— start —
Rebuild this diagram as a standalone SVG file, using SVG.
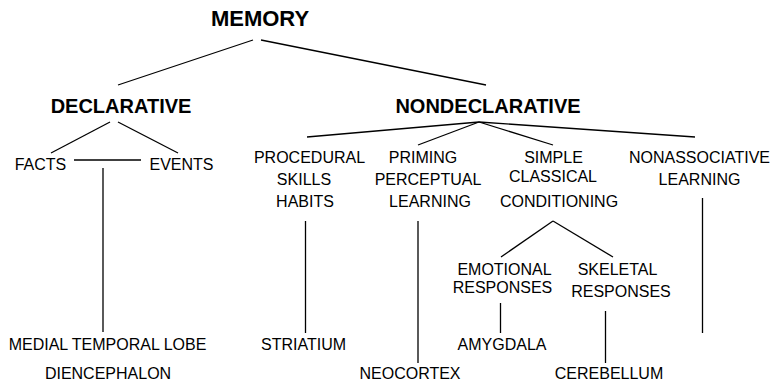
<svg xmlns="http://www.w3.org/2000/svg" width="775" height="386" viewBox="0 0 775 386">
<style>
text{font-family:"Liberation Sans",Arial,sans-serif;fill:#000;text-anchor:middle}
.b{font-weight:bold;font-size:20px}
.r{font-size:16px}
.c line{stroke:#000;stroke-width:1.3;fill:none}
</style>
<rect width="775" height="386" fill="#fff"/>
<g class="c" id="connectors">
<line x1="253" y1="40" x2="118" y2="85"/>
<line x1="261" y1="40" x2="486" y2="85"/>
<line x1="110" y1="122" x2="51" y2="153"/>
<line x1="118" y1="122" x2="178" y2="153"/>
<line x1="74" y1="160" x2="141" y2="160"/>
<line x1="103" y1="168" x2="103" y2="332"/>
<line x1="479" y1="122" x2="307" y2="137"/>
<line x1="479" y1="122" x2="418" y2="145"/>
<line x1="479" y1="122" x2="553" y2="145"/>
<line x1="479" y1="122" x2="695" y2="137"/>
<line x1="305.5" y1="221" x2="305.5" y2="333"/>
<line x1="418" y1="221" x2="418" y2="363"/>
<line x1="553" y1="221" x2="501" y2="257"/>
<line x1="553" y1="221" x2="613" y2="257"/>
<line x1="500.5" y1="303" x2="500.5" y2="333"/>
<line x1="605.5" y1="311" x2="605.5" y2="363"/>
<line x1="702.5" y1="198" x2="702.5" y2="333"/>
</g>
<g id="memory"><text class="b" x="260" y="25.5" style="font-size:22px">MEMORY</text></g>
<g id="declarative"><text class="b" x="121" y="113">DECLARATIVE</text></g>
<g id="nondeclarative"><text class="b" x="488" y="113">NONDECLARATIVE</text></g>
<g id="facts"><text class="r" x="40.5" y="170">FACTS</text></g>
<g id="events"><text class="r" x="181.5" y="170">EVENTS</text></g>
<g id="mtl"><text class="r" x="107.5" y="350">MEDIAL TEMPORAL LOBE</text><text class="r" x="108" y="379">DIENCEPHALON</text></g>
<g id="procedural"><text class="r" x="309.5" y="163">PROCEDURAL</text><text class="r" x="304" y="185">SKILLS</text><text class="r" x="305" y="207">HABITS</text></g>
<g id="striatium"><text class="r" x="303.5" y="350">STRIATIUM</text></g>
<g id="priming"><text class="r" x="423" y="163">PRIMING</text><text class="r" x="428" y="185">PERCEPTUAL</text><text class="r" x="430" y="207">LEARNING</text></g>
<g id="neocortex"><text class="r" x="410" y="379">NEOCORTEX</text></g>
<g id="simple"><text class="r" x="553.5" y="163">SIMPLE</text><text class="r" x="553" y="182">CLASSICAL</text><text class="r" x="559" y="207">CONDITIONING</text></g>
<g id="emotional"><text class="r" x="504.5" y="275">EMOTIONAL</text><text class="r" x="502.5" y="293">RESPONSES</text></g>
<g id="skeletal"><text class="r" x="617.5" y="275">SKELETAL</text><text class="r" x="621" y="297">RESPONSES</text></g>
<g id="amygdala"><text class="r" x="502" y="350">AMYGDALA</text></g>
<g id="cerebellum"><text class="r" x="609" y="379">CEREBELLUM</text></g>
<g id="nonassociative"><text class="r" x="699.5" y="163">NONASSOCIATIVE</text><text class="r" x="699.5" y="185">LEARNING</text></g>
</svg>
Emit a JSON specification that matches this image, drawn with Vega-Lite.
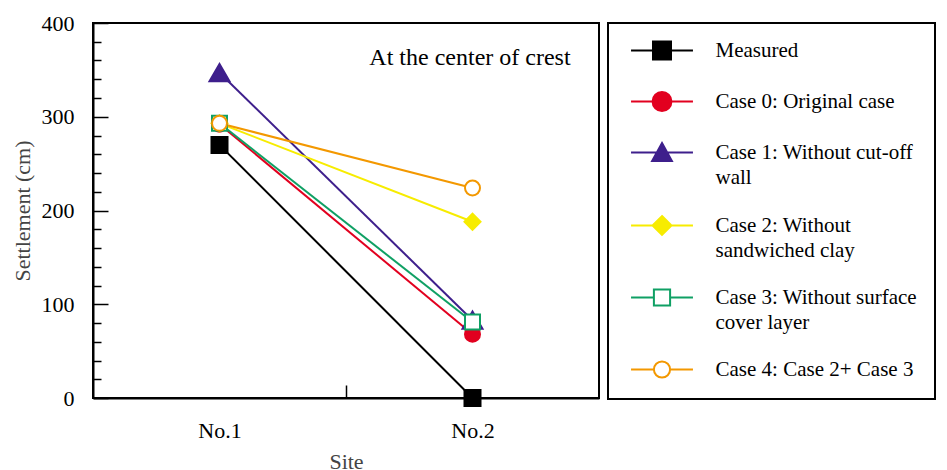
— end —
Without the pictures, output the full listing exactly as it stands.

= Solution for this task =
Rebuild this diagram as a standalone SVG file, using SVG.
<svg xmlns="http://www.w3.org/2000/svg" width="775" height="386" viewBox="0 0 775 386">
<style>
text{font-family:"Liberation Sans",Arial,sans-serif;fill:#000;text-anchor:middle}
.b{font-weight:bold;font-size:20px}
.r{font-size:16px}
.c line{stroke:#000;stroke-width:1.3;fill:none}
</style>
<rect width="775" height="386" fill="#fff"/>
<g class="c" id="connectors">
<line x1="253" y1="40" x2="118" y2="85"/>
<line x1="261" y1="40" x2="486" y2="85"/>
<line x1="110" y1="122" x2="51" y2="153"/>
<line x1="118" y1="122" x2="178" y2="153"/>
<line x1="74" y1="160" x2="141" y2="160"/>
<line x1="103" y1="168" x2="103" y2="332"/>
<line x1="479" y1="122" x2="307" y2="137"/>
<line x1="479" y1="122" x2="418" y2="145"/>
<line x1="479" y1="122" x2="553" y2="145"/>
<line x1="479" y1="122" x2="695" y2="137"/>
<line x1="305.5" y1="221" x2="305.5" y2="333"/>
<line x1="418" y1="221" x2="418" y2="363"/>
<line x1="553" y1="221" x2="501" y2="257"/>
<line x1="553" y1="221" x2="613" y2="257"/>
<line x1="500.5" y1="303" x2="500.5" y2="333"/>
<line x1="605.5" y1="311" x2="605.5" y2="363"/>
<line x1="702.5" y1="198" x2="702.5" y2="333"/>
</g>
<g id="memory"><text class="b" x="260" y="25.5" style="font-size:22px">MEMORY</text></g>
<g id="declarative"><text class="b" x="121" y="113">DECLARATIVE</text></g>
<g id="nondeclarative"><text class="b" x="488" y="113">NONDECLARATIVE</text></g>
<g id="facts"><text class="r" x="40.5" y="170">FACTS</text></g>
<g id="events"><text class="r" x="181.5" y="170">EVENTS</text></g>
<g id="mtl"><text class="r" x="107.5" y="350">MEDIAL TEMPORAL LOBE</text><text class="r" x="108" y="379">DIENCEPHALON</text></g>
<g id="procedural"><text class="r" x="309.5" y="163">PROCEDURAL</text><text class="r" x="304" y="185">SKILLS</text><text class="r" x="305" y="207">HABITS</text></g>
<g id="striatium"><text class="r" x="303.5" y="350">STRIATIUM</text></g>
<g id="priming"><text class="r" x="423" y="163">PRIMING</text><text class="r" x="428" y="185">PERCEPTUAL</text><text class="r" x="430" y="207">LEARNING</text></g>
<g id="neocortex"><text class="r" x="410" y="379">NEOCORTEX</text></g>
<g id="simple"><text class="r" x="553.5" y="163">SIMPLE</text><text class="r" x="553" y="182">CLASSICAL</text><text class="r" x="559" y="207">CONDITIONING</text></g>
<g id="emotional"><text class="r" x="504.5" y="275">EMOTIONAL</text><text class="r" x="502.5" y="293">RESPONSES</text></g>
<g id="skeletal"><text class="r" x="617.5" y="275">SKELETAL</text><text class="r" x="621" y="297">RESPONSES</text></g>
<g id="amygdala"><text class="r" x="502" y="350">AMYGDALA</text></g>
<g id="cerebellum"><text class="r" x="609" y="379">CEREBELLUM</text></g>
<g id="nonassociative"><text class="r" x="699.5" y="163">NONASSOCIATIVE</text><text class="r" x="699.5" y="185">LEARNING</text></g>
</svg>
Emit a JSON specification that matches this image, drawn with Vega-Lite.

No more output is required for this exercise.